# [Given instruction]
Work through the entries below and report how many lines include "this". The number alone is the answer.
====== Extracted information ======
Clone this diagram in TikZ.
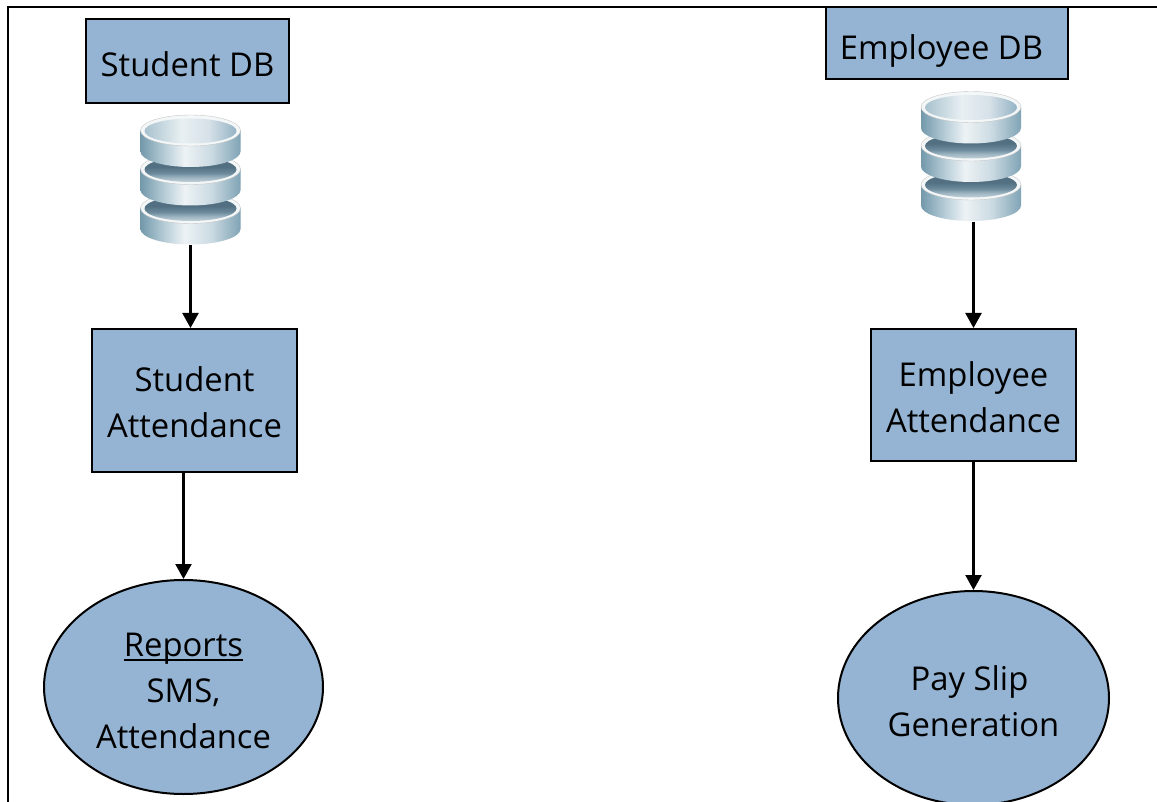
\documentclass[tikz,border=0pt]{standalone}
\usepackage{fontspec}
\setmainfont{Open Sans}
\usetikzlibrary{arrows.meta,shapes.geometric,calc}
\definecolor{boxblue}{HTML}{95B4D3}
\definecolor{rimw}{HTML}{F4F7F8}
\pgfdeclarehorizontalshading{discside}{100bp}{
  rgb(0bp)=(0.45,0.60,0.67);
  rgb(25bp)=(0.45,0.60,0.67);
  rgb(38bp)=(0.74,0.82,0.86);
  rgb(47bp)=(0.93,0.95,0.96);
  rgb(60bp)=(0.80,0.86,0.89);
  rgb(75bp)=(0.50,0.64,0.71);
  rgb(100bp)=(0.50,0.64,0.71)}
\pgfdeclareverticalshading{wellfade}{100bp}{
  rgb(0bp)=(0.76,0.82,0.85);
  rgb(25bp)=(0.76,0.82,0.85);
  rgb(34bp)=(0.62,0.71,0.76);
  rgb(43bp)=(0.42,0.54,0.61);
  rgb(55bp)=(0.32,0.44,0.51);
  rgb(100bp)=(0.32,0.44,0.51)}
\pgfdeclarehorizontalshading{welltop}{100bp}{
  rgb(0bp)=(0.66,0.76,0.81);
  rgb(25bp)=(0.66,0.76,0.81);
  rgb(45bp)=(0.91,0.94,0.95);
  rgb(60bp)=(0.84,0.88,0.91);
  rgb(75bp)=(0.58,0.70,0.77);
  rgb(100bp)=(0.58,0.70,0.77)}
\tikzset{
  x=1pt,y=-1pt,
  every node/.style={font=\fontsize{32.8}{46}\selectfont,text=black,inner sep=0pt},
  shapebox/.style={draw=black,line width=2pt,fill=boxblue,rectangle},
  shapeoval/.style={draw=black,line width=2pt,fill=boxblue,ellipse},
  iconbox/.style={rectangle,minimum width=101pt,minimum height=130pt},
  link/.style={draw=black,line width=2.2pt,-{Triangle[width=16pt,length=15pt]}},
  frameline/.style={draw=black,line width=2.2pt}
}
\newcommand{\lowtext}[2][5pt]{\raisebox{-#1}[\height][\depth]{\begin{tabular}{@{}c@{}}#2\end{tabular}}}
\newcommand{\ultext}[1]{\setbox0\hbox{#1}\rlap{\rule[-4.5pt]{\wd0}{1.7pt}}\box0 }
% one disc: x centre, y of top ellipse, side height, well shading
\newcommand{\dbdisc}[4]{%
  \path[shade,shading=discside] (#1-50,#2) -- (#1-50,#2+#3) arc[start angle=180,end angle=360,x radius=50,y radius=-15.5] -- (#1+50,#2) -- cycle;
  \path[fill=rimw,draw=gray!45,line width=.4pt] (#1,#2) ellipse[x radius=50,y radius=15.5];
  \path[shade,shading=#4] (#1,#2+.5) ellipse[x radius=46,y radius=12.5];
}
\newcommand{\dbstack}[2]{%
  \dbdisc{#1}{#2+93}{21}{wellfade}
  \dbdisc{#1}{#2+54}{21}{wellfade}
  \dbdisc{#1}{#2+15.5}{21}{welltop}
}
\begin{document}
\begin{tikzpicture}
\clip (0,0) rectangle (1157,802);
\path[fill=white] (0,0) rectangle (1157,802);
\draw[frameline] (1157,7) -- (8,7) -- (8,802);

\node[shapebox,minimum width=203pt,minimum height=84pt] (sdb) at (187.5,61) {\lowtext[6pt]{Student DB}};
\node[shapebox,minimum width=242pt,minimum height=72pt] (edb) at (947,43) {};
\node (edbt) at (941.5,45) {\lowtext[5.5pt]{Employee DB}};
\node[iconbox] (sicon) at (190.5,180) {};
\node[iconbox] (eicon) at (971,156.5) {};
\dbstack{190.5}{115}
\dbstack{971}{91.5}
\node[shapebox,minimum width=205pt,minimum height=143pt] (sa) at (194.5,400.5) {\lowtext{Student\\Attendance}};
\node[shapebox,minimum width=205pt,minimum height=132pt] (ea) at (973.5,395) {\lowtext{Employee\\Attendance}};
\node[shapeoval,minimum width=279pt,minimum height=214pt] (rep) at (183.5,687) {\lowtext[6pt]{\ultext{Reports}\\SMS,\\Attendance}};
\node[shapeoval,minimum width=271pt,minimum height=214pt] (pay) at (973.5,698) {\lowtext[6.5pt]{Pay Slip\rule{8pt}{0pt}\\Generation}};

\draw[link] (sicon.south) -- (sicon.south |- sa.north);
\draw[link] (rep.north |- sa.south) -- (rep.north);
\draw[link] (ea.north |- eicon.south) -- (ea.north);
\draw[link] (ea.south) -- (pay.north);
\end{tikzpicture}
\end{document}
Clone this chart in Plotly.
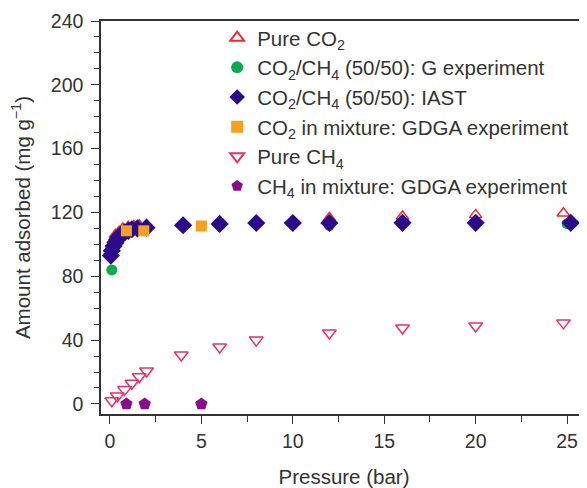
======
# [Output of the task]
2